Exercise brief: Say how many lines contain the word "chart" and give no other text.

Data extract:
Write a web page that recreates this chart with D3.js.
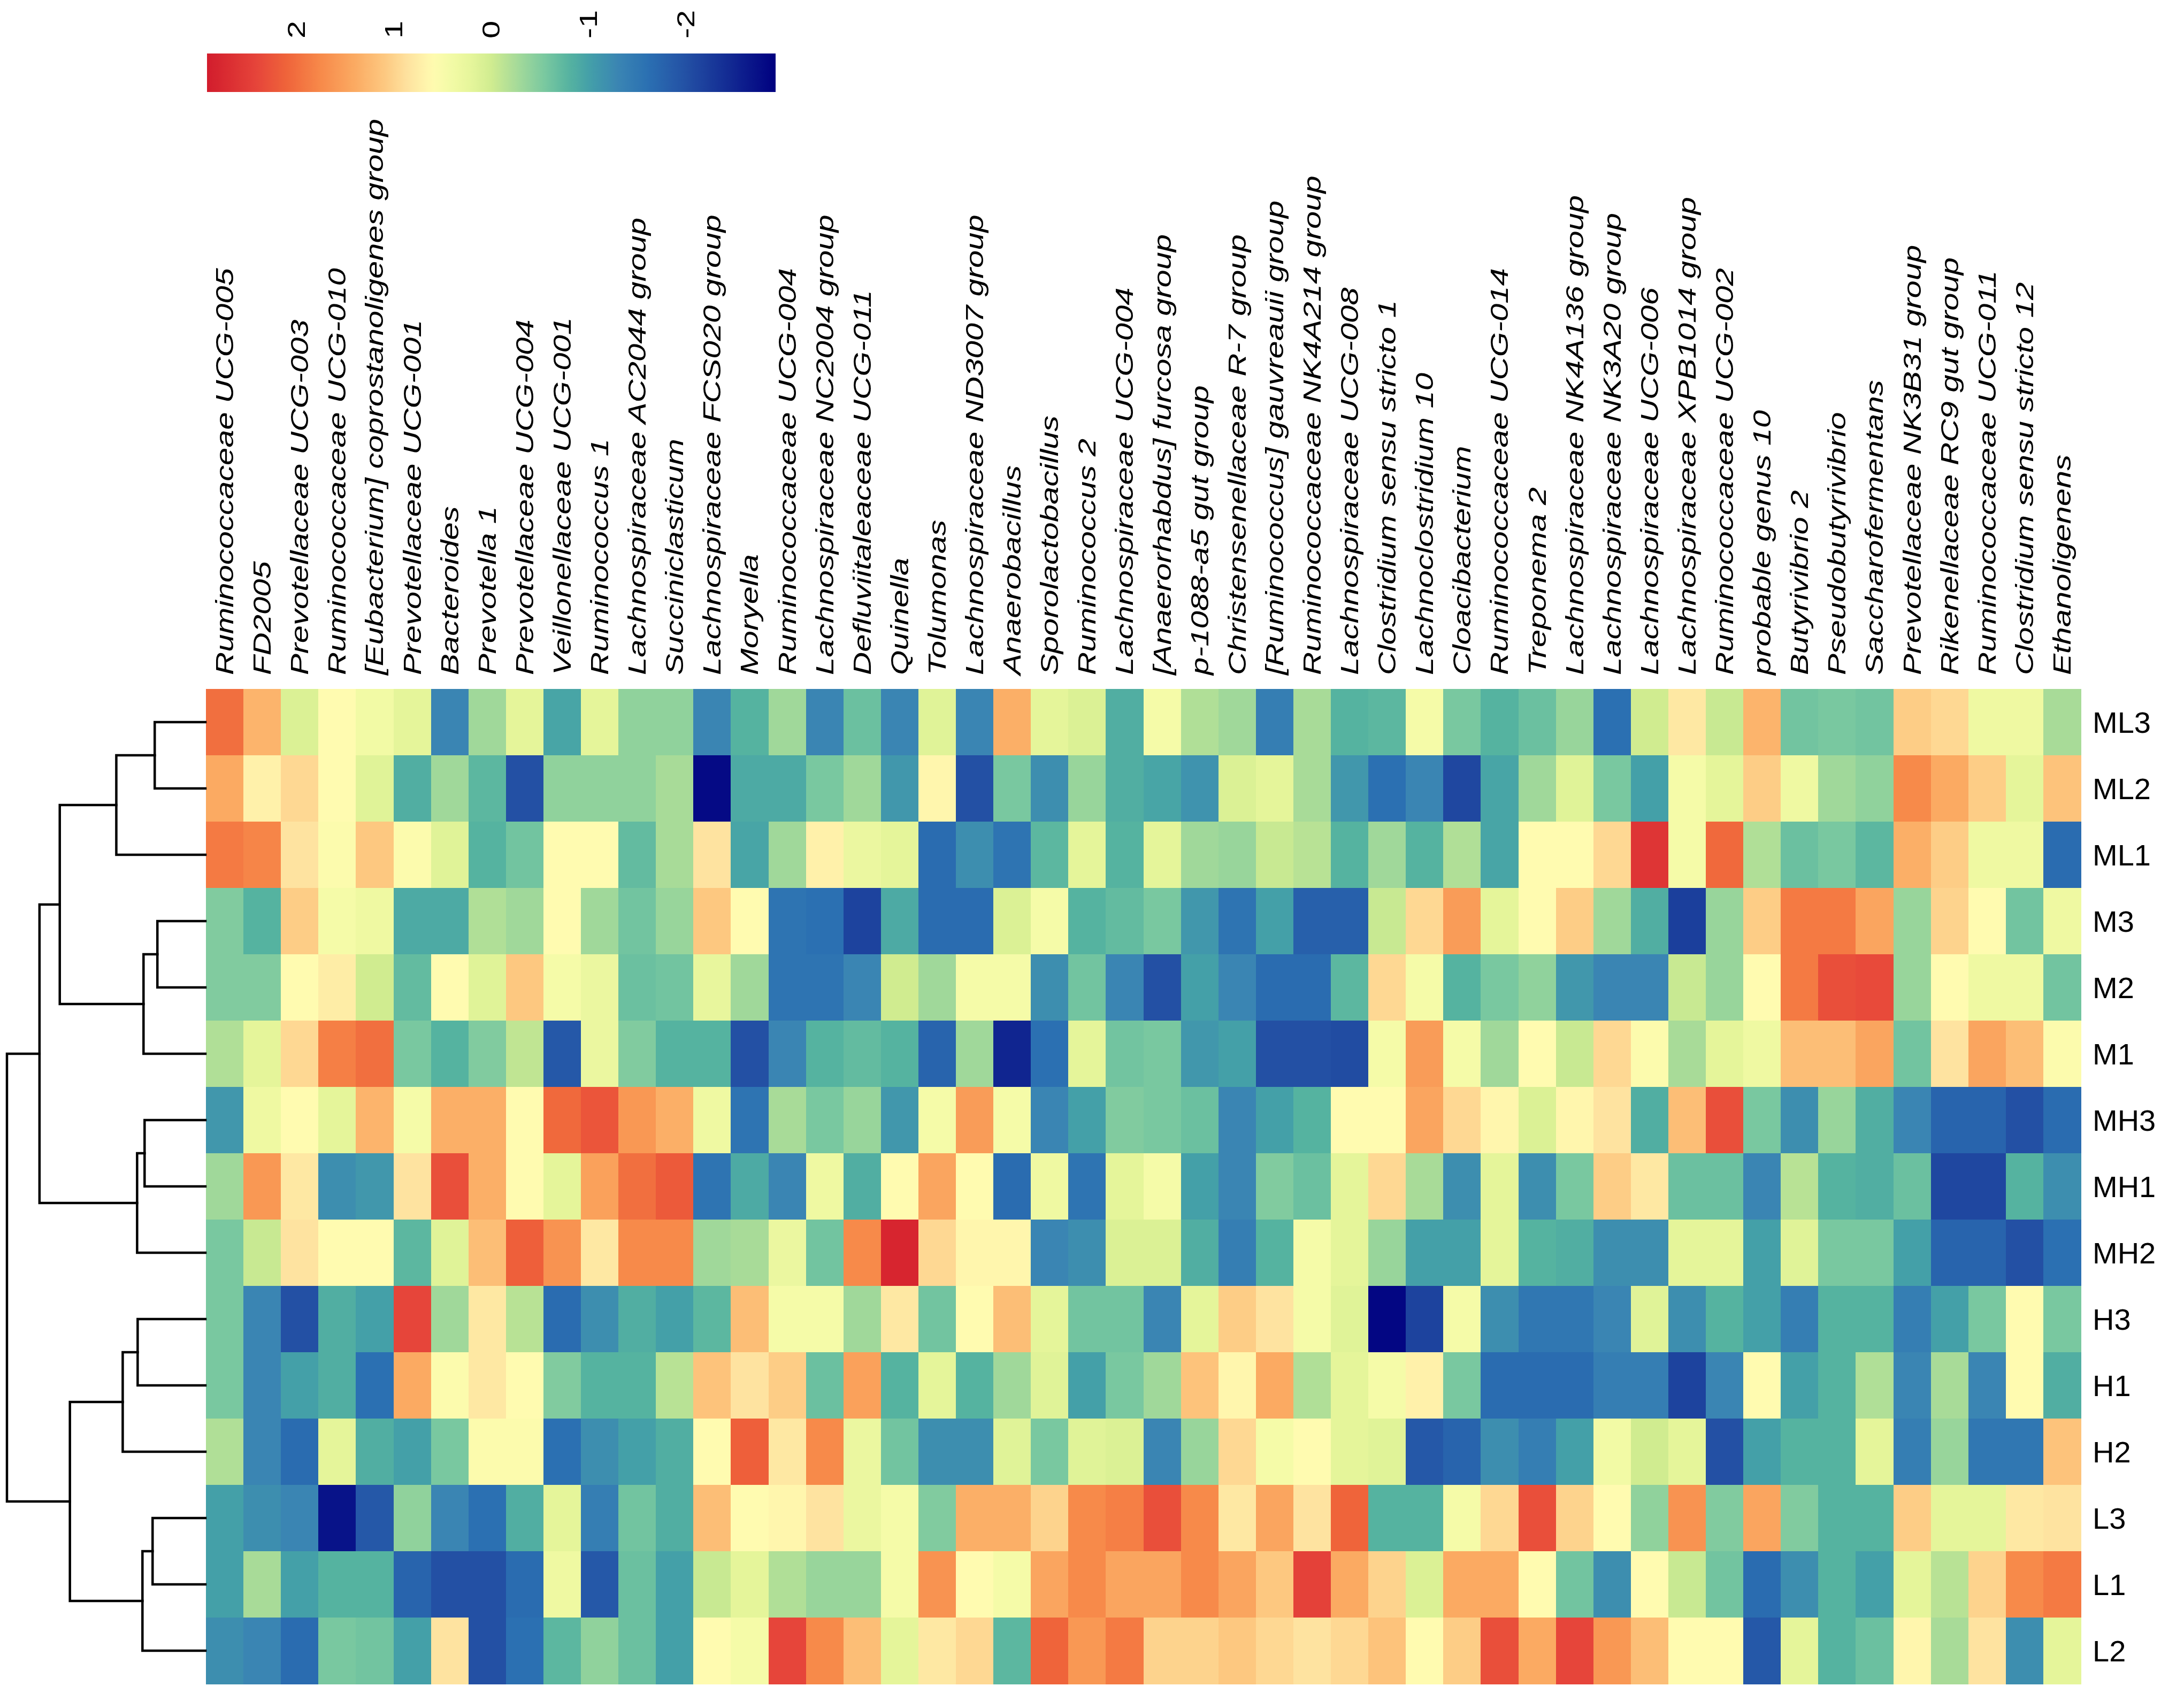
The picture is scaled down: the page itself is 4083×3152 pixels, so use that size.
<!DOCTYPE html>
<html>
<head>
<meta charset="utf-8">
<script src="https://cdn.jsdelivr.net/npm/d3@7"></script>
<style>
html,body{margin:0;padding:0;background:#fff;}
svg{display:block;}
</style>
</head>
<body>
<svg id="chart" width="4083" height="3152"></svg>
<script>
// ---------------- DATA ----------------
const genera = [
  "Ruminococcaceae UCG-005","FD2005","Prevotellaceae UCG-003","Ruminococcaceae UCG-010",
  "[Eubacterium] coprostanoligenes group","Prevotellaceae UCG-001","Bacteroides","Prevotella 1",
  "Prevotellaceae UCG-004","Veillonellaceae UCG-001","Ruminococcus 1","Lachnospiraceae AC2044 group",
  "Succiniclasticum","Lachnospiraceae FCS020 group","Moryella","Ruminococcaceae UCG-004",
  "Lachnospiraceae NC2004 group","Defluviitaleaceae UCG-011","Quinella","Tolumonas",
  "Lachnospiraceae ND3007 group","Anaerobacillus","Sporolactobacillus","Ruminococcus 2",
  "Lachnospiraceae UCG-004","[Anaerorhabdus] furcosa group","p-1088-a5 gut group",
  "Christensenellaceae R-7 group","[Ruminococcus] gauvreauii group","Ruminococcaceae NK4A214 group",
  "Lachnospiraceae UCG-008","Clostridium sensu stricto 1","Lachnoclostridium 10","Cloacibacterium",
  "Ruminococcaceae UCG-014","Treponema 2","Lachnospiraceae NK4A136 group","Lachnospiraceae NK3A20 group",
  "Lachnospiraceae UCG-006","Lachnospiraceae XPB1014 group","Ruminococcaceae UCG-002","probable genus 10",
  "Butyrivibrio 2","Pseudobutyrivibrio","Saccharofermentans","Prevotellaceae NK3B31 group",
  "Rikenellaceae RC9 gut group","Ruminococcaceae UCG-011","Clostridium sensu stricto 12","Ethanoligenens"
];

const samples = ["ML3","ML2","ML1","M3","M2","M1","MH3","MH1","MH2","H3","H1","H2","L3","L1","L2"];

const rowML3 = [2.0,1.3,0.1,0.6,0.4,0.2,-1.3,-0.3,0.2,-0.95,0.2,-0.4,-0.4,-1.3,-0.8,-0.3,-1.3,
  -0.65,-1.3,0.15,-1.3,1.35,0.2,0.1,-0.85,0.45,-0.2,-0.3,-1.4,-0.25,-0.8,-0.75,0.45,-0.55,
  -0.8,-0.65,-0.35,-1.6,0.0,0.8,-0.05,1.3,-0.6,-0.55,-0.6,1.05,0.95,0.35,0.35,-0.25];
const rowML2 = [1.4,0.7,0.95,0.6,0.15,-0.85,-0.3,-0.75,-2.0,-0.4,-0.4,-0.4,-0.25,-2.8,-0.9,-0.9,-0.55,
  -0.3,-1.1,0.65,-2.0,-0.55,-1.2,-0.35,-0.85,-0.95,-1.15,0.1,0.2,-0.25,-1.1,-1.6,-1.3,-2.1,
  -0.95,-0.3,0.15,-0.55,-1.0,0.45,0.2,1.05,0.35,-0.3,-0.4,1.75,1.4,1.05,0.2,1.15];
const rowML1 = [1.9,1.8,0.85,0.55,1.1,0.55,0.15,-0.8,-0.6,0.6,0.6,-0.7,-0.25,0.85,-0.95,-0.3,0.7,
  0.3,0.2,-1.65,-1.2,-1.55,-0.75,0.2,-0.8,0.2,-0.3,-0.35,-0.05,-0.15,-0.8,-0.3,-0.8,-0.2,
  -0.95,0.6,0.6,0.95,2.6,0.45,2.05,-0.2,-0.65,-0.55,-0.75,1.35,1.05,0.35,0.35,-1.65];
const rowM3 = [-0.5,-0.8,1.05,0.45,0.35,-0.9,-0.9,-0.2,-0.3,0.6,-0.3,-0.6,-0.35,1.1,0.6,-1.55,-1.6,
  -2.15,-0.9,-1.65,-1.65,0.1,0.45,-0.8,-0.7,-0.55,-1.1,-1.55,-1.0,-1.8,-1.8,-0.05,0.95,1.55,
  0.2,0.6,1.05,-0.3,-0.85,-2.2,-0.35,1.05,1.9,1.9,1.45,-0.35,1.0,0.6,-0.6,0.35];
const rowM2 = [-0.5,-0.5,0.6,0.75,0.0,-0.7,0.6,0.15,1.1,0.45,0.3,-0.65,-0.6,0.25,-0.3,-1.55,-1.55,
  -1.3,0.0,-0.3,0.45,0.45,-1.2,-0.6,-1.3,-2.0,-1.0,-1.3,-1.65,-1.65,-0.75,0.95,0.45,-0.8,
  -0.55,-0.4,-1.1,-1.3,-1.3,-0.05,-0.35,0.6,1.9,2.3,2.35,-0.35,0.6,0.35,0.35,-0.6];
const rowM1 = [-0.2,0.2,0.95,1.85,2.0,-0.55,-0.8,-0.5,-0.1,-1.9,0.3,-0.5,-0.8,-0.8,-2.0,-1.3,-0.8,
  -0.7,-0.8,-1.75,-0.3,-2.5,-1.6,0.2,-0.6,-0.55,-1.1,-1.0,-2.0,-2.0,-2.05,0.45,1.55,0.45,
  -0.3,0.6,-0.05,0.95,0.55,-0.25,0.2,0.35,1.2,1.2,1.45,-0.6,0.85,1.45,1.2,0.55];
const rowMH3 = [-1.1,0.35,0.6,0.2,1.3,0.45,1.35,1.35,0.6,2.05,2.25,1.6,1.35,0.35,-1.55,-0.25,-0.55,
  -0.35,-1.1,0.45,1.55,0.45,-1.3,-1.0,-0.5,-0.55,-0.65,-1.3,-1.0,-0.8,0.6,0.6,1.45,0.95,
  0.65,0.1,0.65,0.85,-0.85,1.2,2.3,-0.55,-1.2,-0.35,-0.85,-1.3,-1.75,-1.75,-2.0,-1.65];
const rowMH1 = [-0.3,1.6,0.8,-1.2,-1.1,0.85,2.3,1.35,0.6,0.2,1.5,2.0,2.2,-1.55,-0.9,-1.3,0.35,
  -0.85,0.6,1.45,0.6,-1.65,0.35,-1.55,0.2,0.45,-1.0,-1.3,-0.5,-0.65,0.2,0.95,-0.25,-1.2,
  0.2,-1.2,-0.55,1.05,0.8,-0.65,-0.65,-1.3,-0.15,-0.8,-0.85,-0.65,-2.1,-2.1,-0.8,-1.2];
const rowMH2 = [-0.55,-0.05,0.85,0.6,0.6,-0.75,0.15,1.2,2.15,1.65,0.8,1.75,1.75,-0.3,-0.25,0.3,-0.6,
  1.75,2.8,0.95,0.65,0.65,-1.3,-1.2,0.1,0.1,-0.85,-1.4,-0.8,0.45,0.2,-0.35,-1.0,-1.0,
  0.2,-0.8,-0.85,-1.2,-1.2,0.2,0.2,-1.0,0.15,-0.55,-0.55,-1.0,-1.75,-1.75,-2.0,-1.6];
const rowH3 = [-0.55,-1.3,-2.0,-0.85,-1.0,2.4,-0.3,0.8,-0.15,-1.65,-1.2,-0.85,-1.0,-0.75,1.2,0.45,0.45,
  -0.3,0.8,-0.6,0.6,1.2,0.2,-0.6,-0.6,-1.3,0.2,1.05,0.85,0.45,0.15,-2.85,-2.15,0.45,
  -1.2,-1.5,-1.5,-1.3,0.15,-1.2,-0.8,-1.0,-1.4,-0.8,-0.8,-1.4,-1.0,-0.55,0.6,-0.55];
const rowH1 = [-0.55,-1.3,-1.0,-0.85,-1.6,1.4,0.55,0.8,0.6,-0.5,-0.8,-0.8,-0.15,1.15,0.85,1.05,-0.65,
  1.5,-0.8,0.2,-0.8,-0.3,0.15,-1.0,-0.55,-0.3,1.15,0.65,1.4,-0.2,0.2,0.45,0.7,-0.55,
  -1.65,-1.65,-1.65,-1.4,-1.4,-2.15,-1.3,0.6,-1.0,-0.8,-0.2,-1.3,-0.25,-1.3,0.6,-0.85];
const rowH2 = [-0.2,-1.3,-1.65,0.2,-0.85,-1.0,-0.55,0.55,0.55,-1.6,-1.2,-1.0,-0.85,0.6,2.15,0.8,1.75,
  0.3,-0.6,-1.2,-1.2,0.15,-0.55,0.15,0.1,-1.3,-0.35,0.95,0.45,0.6,0.2,0.15,-1.9,-1.75,
  -1.2,-1.4,-1.0,0.4,0.0,0.2,-2.0,-1.0,-0.8,-0.8,0.2,-1.4,-0.35,-1.5,-1.5,1.15];
const rowL3 = [-1.0,-1.2,-1.3,-2.7,-1.9,-0.4,-1.3,-1.6,-0.85,0.2,-1.4,-0.6,-0.85,1.2,0.6,0.65,0.85,
  0.3,0.45,-0.5,1.35,1.35,1.0,1.75,1.85,2.3,1.75,0.8,1.45,0.85,2.1,-0.8,-0.8,0.45,
  0.95,2.3,1.0,0.6,-0.4,1.65,-0.5,1.45,-0.5,-0.8,-0.8,1.05,0.2,0.2,0.8,0.85];
const rowL1 = [-1.0,-0.25,-1.0,-0.8,-0.8,-1.75,-2.0,-2.0,-1.65,0.35,-1.9,-0.65,-1.0,-0.05,0.2,-0.2,-0.35,
  -0.35,0.45,1.65,0.6,0.45,1.45,1.75,1.45,1.45,1.75,1.45,1.1,2.45,1.4,1.0,0.1,1.4,
  1.4,0.6,-0.6,-1.2,0.6,-0.05,-0.6,-1.65,-1.2,-0.8,-1.0,0.2,-0.15,1.0,1.75,1.9];
const rowL2 = [-1.2,-1.3,-1.65,-0.55,-0.6,-1.0,0.85,-2.0,-1.6,-0.75,-0.4,-0.65,-1.0,0.6,0.45,2.4,1.75,
  1.2,0.2,0.8,0.95,-0.75,2.1,1.6,1.9,1.0,1.0,1.1,0.95,0.85,0.95,1.15,0.6,1.05,
  2.3,1.4,2.4,1.6,1.2,0.6,0.6,-1.9,0.2,-0.8,-0.65,0.65,-0.25,0.85,-1.2,0.2];

// row dendrogram (hierarchical merges): left child, right child, merge height
const mergeId     = ["a","b","c","d","e","f","g","i","j","k","l","m","n","o"];
const mergeLeft   = ["ML3","a","M3","c","b","MH3","f","e","H3","j","L3","l","k","i"];
const mergeRight  = ["ML2","ML1","M2","M1","d","MH1","MH2","g","H1","H2","L1","L2","m","n"];
const mergeHeight = [95,167,90,116,273,114,128,311,127,155,99,118,254,372];

// colour legend
const legendTicks  = [2,1,0,-1,-2];
const legendLabels = ["2","1","0","-1","-2"];
const legendRange  = [2.92,-2.92];

// palette stops (value -> colour)
const paletteValues = [-2.92,-2.0,-1.6,-1.3,-1.0,-0.8,-0.55,-0.3,0.0,0.2,0.45,0.6,0.85,1.1,1.4,1.75,2.1,2.4,2.92];
const paletteColors = ["#000080","#2350a4","#2b70b2","#3a85b3","#44a0a8","#55b3a0","#79c8a0","#a0d89a",
  "#d0ec90","#e5f59a","#f5fba8","#fffbb0","#fee3a0","#fdc880","#fbaa62","#f78a4a","#ef643a","#e6453a","#d21c2c"];

// ---------------- DRAW ----------------
const rows = [rowML3,rowML2,rowML1,rowM3,rowM2,rowM1,rowMH3,rowMH1,rowMH2,rowH3,rowH1,rowH2,rowL3,rowL1,rowL2];
const FONT = "'Liberation Sans', Arial, Helvetica, sans-serif";

const svg = d3.select("#chart");
const color = d3.scaleLinear().domain(paletteValues).range(paletteColors)
  .interpolate(d3.interpolateRgb).clamp(true);

const x = d3.scaleBand().domain(genera).range([385, 3890]);
const y = d3.scaleBand().domain(samples).range([1288, 3148]);

// cells
const cells = [];
samples.forEach((s, i) => rows[i].forEach((v, j) => cells.push({s: s, g: genera[j], v: v})));
svg.append("g")
  .selectAll("rect").data(cells).join("rect")
  .attr("x", d => x(d.g)).attr("y", d => y(d.s))
  .attr("width", x.bandwidth() + 0.7).attr("height", y.bandwidth() + 0.7)
  .attr("fill", d => color(d.v))
  .attr("shape-rendering", "crispEdges");

// column labels
svg.append("g")
  .selectAll("text").data(genera).join("text")
  .attr("transform", d => `translate(${x(d) + x.bandwidth() / 2},1262) rotate(-90) scale(1.3,1)`)
  .attr("text-anchor", "start")
  .attr("dominant-baseline", "central")
  .style("font-family", FONT).style("font-style", "italic").style("font-size", "46px")
  .attr("fill", "#000")
  .text(d => d);

// row labels
svg.append("g")
  .selectAll("text").data(samples).join("text")
  .attr("x", 3912).attr("y", d => y(d) + y.bandwidth() / 2)
  .attr("dominant-baseline", "central")
  .style("font-family", FONT).style("font-size", "56px")
  .attr("fill", "#000")
  .text(d => d);

// dendrogram
const hx = d3.scaleLinear().domain([0, 372]).range([384, 13]);
const nodeY = {}, nodeH = {};
samples.forEach(s => { nodeY[s] = y(s) + y.bandwidth() / 2; nodeH[s] = 0; });
const links = [];
mergeId.forEach((id, k) => {
  const L = mergeLeft[k], R = mergeRight[k], h = mergeHeight[k];
  nodeY[id] = (nodeY[L] + nodeY[R]) / 2;
  nodeH[id] = h;
  links.push({L: L, R: R, h: h});
});
svg.append("g")
  .selectAll("path").data(links).join("path")
  .attr("d", d => `M${hx(nodeH[d.L])},${nodeY[d.L]}H${hx(d.h)}V${nodeY[d.R]}H${hx(nodeH[d.R])}`)
  .attr("fill", "none").attr("stroke", "#000").attr("stroke-width", 4.5)
  .attr("stroke-linecap", "square");

// colour legend
const cb = d3.scaleLinear().domain(legendRange).range([387, 1450]);
const defs = svg.append("defs");
const grad = defs.append("linearGradient").attr("id", "cbgrad")
  .attr("x1", "0%").attr("x2", "100%").attr("y1", "0%").attr("y2", "0%");
grad.selectAll("stop").data(d3.range(0, 101)).join("stop")
  .attr("offset", t => t + "%")
  .attr("stop-color", t => color(cb.invert(387 + (1450 - 387) * t / 100)));
svg.append("rect")
  .attr("x", cb.range()[0]).attr("y", 100)
  .attr("width", cb.range()[1] - cb.range()[0]).attr("height", 72)
  .attr("fill", "url(#cbgrad)");
svg.append("g")
  .selectAll("text").data(legendTicks).join("text")
  .attr("transform", d => `translate(${cb(d)},72) rotate(-90) scale(1.3,1)`)
  .attr("text-anchor", "start")
  .attr("dominant-baseline", "central")
  .style("font-family", FONT).style("font-size", "46px")
  .attr("fill", "#000")
  .text((d, i) => legendLabels[i]);
</script>
</body>
</html>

Written response: 3